A good US contracting checklist does not need to be complicated. It should make sure the business understands who it is contracting with, which law applies, how payment works and who has authority to approve the agreement.
Start with the contracting parties
Confirm the exact legal name, address and entity type for each party. Many US businesses contract through corporations or limited liability companies, and the trading name may not be the legal counterparty. This matters for signatures, invoices, tax forms, notices and enforcement.
Check law, venue and dispute process
Cross-border contracts should say which law governs the agreement and where disputes will be handled. Do not leave this as an afterthought. The preferred position may depend on bargaining power, customer expectations, sector norms and how much local legal support is available.
Make payment terms operational
Payment terms should cover currency, invoicing method, tax responsibilities, late payment consequences, bank details and any withholding requirements. If the contract involves recurring revenue, also capture renewal date, cancellation deadline and notice method as structured contract data.

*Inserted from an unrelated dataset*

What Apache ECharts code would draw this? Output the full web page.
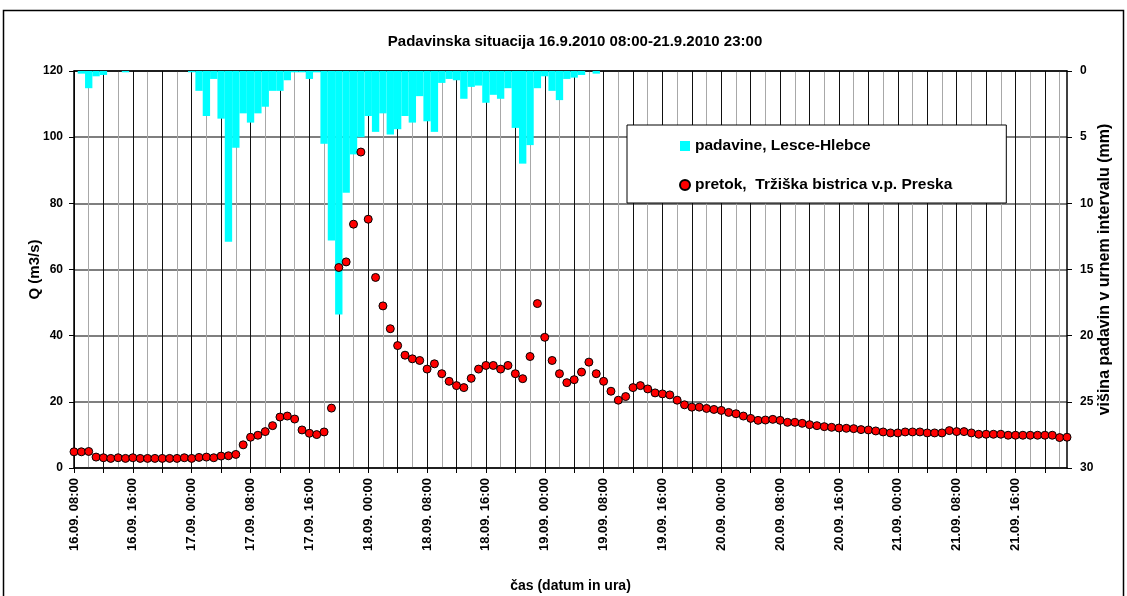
<!DOCTYPE html>
<html>
<head>
<meta charset="utf-8">
<title>Padavinska situacija</title>
<script src="https://cdn.jsdelivr.net/npm/echarts@6/dist/echarts.min.js"></script>
<style>
  html, body { margin: 0; padding: 0; background: #fff; }
  #chart { width: 1127px; height: 596px; }
</style>
</head>
<body>
<div id="chart"></div>
<script>
// hourly timestamps 16.09. 08:00 -> 21.09. 23:00
const hours = [];
for (let i = 0; i < 136; i++) {
  const t = 8 + i;
  const day = 16 + Math.floor(t / 24);
  const hh = String(t % 24).padStart(2, '0');
  hours.push(day + '.09. ' + hh + ':00');
}

// precipitation per hour (mm), Lesce-Hlebce
const padavine = [
  0, 0.2, 1.3, 0.4, 0.3, 0, 0, 0.1, 0, 0, 0, 0, 0, 0, 0, 0,
  0.1, 1.5, 3.4, 0.6, 3.6, 12.9, 5.8, 3.2, 3.9, 3.2, 2.7, 1.5, 1.5, 0.7, 0.1, 0.1,
  0.6, 0.1, 5.5, 12.8, 18.4, 9.2, 6.3, 5.0, 3.4, 4.6, 3.2, 4.8, 4.4, 3.4, 3.9, 1.9,
  3.8, 4.6, 0.9, 0.6, 0.7, 2.1, 1.2, 1.1, 2.4, 1.8, 2.1, 1.3, 4.3, 7.0, 5.6, 1.3,
  0.4, 1.5, 2.2, 0.6, 0.5, 0.3, 0, 0.2, 0, 0, 0, 0, 0, 0, 0, 0,
  0, 0, 0, 0, 0, 0, 0, 0, 0, 0, 0, 0, 0, 0, 0, 0,
  0, 0, 0, 0, 0, 0, 0, 0, 0, 0, 0, 0, 0, 0, 0, 0,
  0, 0, 0, 0, 0, 0, 0, 0, 0, 0, 0, 0, 0, 0, 0, 0,
  0, 0, 0, 0, 0, 0, 0, 0
];

// discharge (m3/s), Tržiška bistrica v.p. Preska
const pretok = [
  4.9, 4.9, 5.0, 3.3, 3.1, 2.9, 3.1, 2.9, 3.1, 2.9, 2.9, 2.9, 2.9, 2.9, 2.9, 3.1,
  2.9, 3.2, 3.3, 3.1, 3.6, 3.7, 4.1, 7.0, 9.3, 9.9, 11.0, 12.8, 15.4, 15.7, 14.8, 11.5,
  10.5, 10.1, 10.9, 18.1, 60.6, 62.3, 73.7, 95.5, 75.2, 57.6, 49.0, 42.1, 37.0, 34.1, 33.0, 32.5,
  29.9, 31.5, 28.5, 26.2, 24.9, 24.3, 27.1, 29.9, 31.0, 31.0, 29.9, 31.0, 28.5, 27.0, 33.7, 49.7,
  39.5, 32.5, 28.5, 25.8, 26.7, 29.0, 32.0, 28.5, 26.2, 23.2, 20.5, 21.6, 24.3, 24.9, 23.9, 22.7,
  22.4, 22.1, 20.5, 19.1, 18.4, 18.4, 18.0, 17.7, 17.4, 16.8, 16.4, 15.7, 15.0, 14.4, 14.5, 14.7,
  14.4, 13.8, 13.8, 13.5, 13.1, 12.8, 12.5, 12.3, 12.1, 12.0, 11.9, 11.6, 11.5, 11.2, 10.9, 10.6,
  10.6, 10.9, 10.9, 10.9, 10.6, 10.6, 10.6, 11.3, 11.0, 11.0, 10.6, 10.2, 10.2, 10.2, 10.2, 9.9,
  9.9, 9.9, 9.9, 9.9, 9.9, 9.9, 9.2, 9.3
];

const rainName = 'padavine, Lesce-Hlebce';
const flowName = 'pretok,  Tržiška bistrica v.p. Preska';
const font = 'Liberation Sans, Arial, sans-serif';
const boldText = { color: '#000', fontFamily: font, fontWeight: 'bold', fontSize: 12 };

const chart = echarts.init(document.getElementById('chart'));

const options = {
  animation: false,
  backgroundColor: '#fff',
  title: {
    text: 'Padavinska situacija 16.9.2010 08:00-21.9.2010 23:00',
    left: 570,
    textAlign: 'center',
    top: 29,
    textStyle: { ...boldText, fontSize: 15 }
  },
  graphic: [{
    type: 'rect',
    shape: { x: 3.5, y: 10.5, width: 1120, height: 600 },
    style: { fill: null, stroke: '#000', lineWidth: 1.5 },
    silent: true
  }],
  legend: {
    orient: 'vertical',
    left: 627,
    top: 125,
    itemWidth: 10,
    itemHeight: 10,
    itemGap: 23,
    padding: [13, 54, 10, 52],
    backgroundColor: '#fff',
    borderColor: '#000',
    borderWidth: 1,
    textStyle: { ...boldText, fontSize: 15.5 },
    data: [
      { name: rainName, icon: 'rect' },
      { name: flowName, icon: 'circle' }
    ]
  },
  grid: { left: 74, right: 60, top: 71, bottom: 128, outerBoundsMode: 'none' },
  xAxis: [
    {
      type: 'category',
      data: hours,
      boundaryGap: false,
      name: 'čas (datum in ura)',
      nameLocation: 'middle',
      nameGap: 111,
      nameMoveOverlap: false,
      nameTextStyle: { ...boldText, fontSize: 14 },
      axisLine: { lineStyle: { color: '#000', width: 1.5 } },
      axisTick: { interval: 3, length: 5, lineStyle: { color: '#000' } },
      axisLabel: { ...boldText, fontSize: 13, interval: 7, rotate: 90, margin: 10 },
      splitLine: {
        show: true,
        interval: (i) => i % 4 === 0,
        lineStyle: { color: '#111', width: 1 }
      }
    },
    {
      type: 'category',
      data: hours,
      boundaryGap: false,
      position: 'top',
      axisLine: { show: true, lineStyle: { color: '#000', width: 1.5 } },
      axisTick: { show: false },
      axisLabel: { show: false },
      splitLine: {
        show: true,
        interval: (i) => i % 4 === 2,
        lineStyle: { color: '#a8a8a8', width: 1 }
      }
    }
  ],
  yAxis: [
    {
      type: 'value',
      min: 0,
      max: 120,
      interval: 20,
      name: 'Q (m3/s)',
      nameLocation: 'middle',
      nameRotate: 90,
      nameGap: 32,
      nameMoveOverlap: false,
      nameTextStyle: { ...boldText, fontSize: 15 },
      axisLine: { show: true, lineStyle: { color: '#000', width: 1.5 } },
      axisTick: { show: true, length: 5, lineStyle: { color: '#000' } },
      axisLabel: { ...boldText, margin: 11 },
      splitLine: { lineStyle: { color: '#555', width: 1.5 } }
    },
    {
      type: 'value',
      min: 0,
      max: 30,
      interval: 5,
      inverse: true,
      position: 'right',
      name: 'višina padavin v urnem intervalu (mm)',
      nameLocation: 'middle',
      nameRotate: 90,
      nameGap: 30,
      nameMoveOverlap: false,
      nameTextStyle: { ...boldText, fontSize: 16 },
      axisLine: { show: true, lineStyle: { color: '#000', width: 1.5 } },
      axisTick: { show: true, length: 5, lineStyle: { color: '#000' } },
      axisLabel: { ...boldText, margin: 13 },
      splitLine: { show: false }
    }
  ],
  series: [
    {
      name: rainName,
      type: 'bar',
      xAxisIndex: 0,
      yAxisIndex: 1,
      data: padavine,
      barCategoryGap: '0%',
      itemStyle: { color: '#00ffff' }
    },
    {
      name: flowName,
      type: 'scatter',
      xAxisIndex: 0,
      yAxisIndex: 0,
      data: pretok,
      symbol: 'circle',
      symbolSize: 8,
      itemStyle: { color: '#ff0000', borderColor: '#000', borderWidth: 1, opacity: 1 },
      z: 5
    }
  ]
};

chart.setOption(options);
window.addEventListener('resize', () => chart.resize());
</script>
</body>
</html>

Review data and signatures
If the agreement involves personal data, confidential information or software access, check the data protection, security and subcontracting terms carefully. Electronic signatures are common, but teams should still confirm whether the document type and counterparty process support electronic signing.
Build a reusable checklist
For repeated US deals, create a standard playbook covering required fields, fallback clauses, approval owners, local review triggers and renewal tracking. This article is general information, not legal advice. Local advice may be needed for specific US contracts.
The opinions on this page are for general information purposes only and do not constitute legal advice on which you should rely.